小出選手は、開幕前最後の合同テストとなった富士スピードウェイでも、そのポテンシャルの高さを発揮。初日の終盤、ウエットコンディションの中でタイムシートのトップに立つ走りを披露しました。GT500マシンであるCIVIC TYPE R-GTの印象について、小出選手は次のように語っています。
「CIVIC TYPE R-GTは本当に運転しやすいです。シャシーやタイヤなど、すべての要素のレベルがとても高いのがよく分かります。とにかく安定していて、信じられないスピードでコーナーを抜けられるんです。ストレートも速いですし、“最先端”のマシンだと感じます」
そして開幕戦の岡山でGT500デビューを迎えると、レースでは最後の最後まで表彰台争いを繰り広げる素晴らしい走りを見せました。しかし終盤の接触により、結果は8位に終わる、悔しい展開となりました。
レース後、小出選手は以下のように振り返っています。
「表彰台が見えていただけに、本当に悔しいです。もったいなかったと思います。あの接触を回避するために、自分の中では違う選択が他にあったのではないかとも感じています。このレースをしっかりと振り返り、次はミスを繰り返さないようにして、自分の持っている力をすべて発揮したいと思っています。」
今季、小出選手と塚越選手のコンビがCIVIC TYPE R-GTに勝利をもたらし、タイトル争いに加わることができるかに注目が集まります。

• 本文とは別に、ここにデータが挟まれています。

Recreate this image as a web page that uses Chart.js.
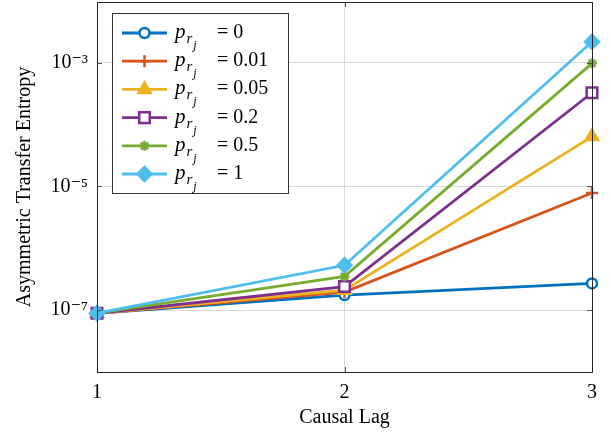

「GT500でREAL RACINGのマシンに乗せてもらえるというのは、HRCやチームが自分を信頼してくれている証だと思っています」と小出選手は語ります。「でも同時に、それは1年目から大きな結果を求められているということでもあると感じていて、その期待にはしっかり応えたいという意識を強く持っています」
■佐藤琢磨という目標と海外挑戦への決意
今季はスーパーフォーミュラとSUPER GTの両シリーズで結果を残すことに集中している小出選手ですが、将来的には海外挑戦にも意欲を見せています。なかでもインディカー・シリーズには特に強い関心を抱いているようです。
「もちろん、将来的にインディカーに行きたいという思いはあります」と小出選手は語ります。「だからこそ、そこに挑戦するチャンスを得るために、自分が何をしなければならないのか、常に頭の片隅に置いています」
「スーパーフォーミュラやSUPER GTを観ている海外のファンの皆さんは、これらの選手権のレベルの高さを理解してくれていると思います。でも、いつか世界の舞台で、自分の力を海外のファンに直接見せられるチャンスが来ることを楽しみにしています」
「インディ500で2回優勝している佐藤琢磨さんは素晴らしい方で、本当に尊敬していますし、自分も琢磨さんのようになりたいと思っています。その目標に向かって、これからも全力で頑張っていきたいです」
鈴鹿でのスーパーフォーミュラ開幕戦で見せた鮮烈なスタートが今後を占うものであるとすれば、これから小出峻選手は、日本のみならず世界のファンにも、ますます知られる存在になっていくことでしょう。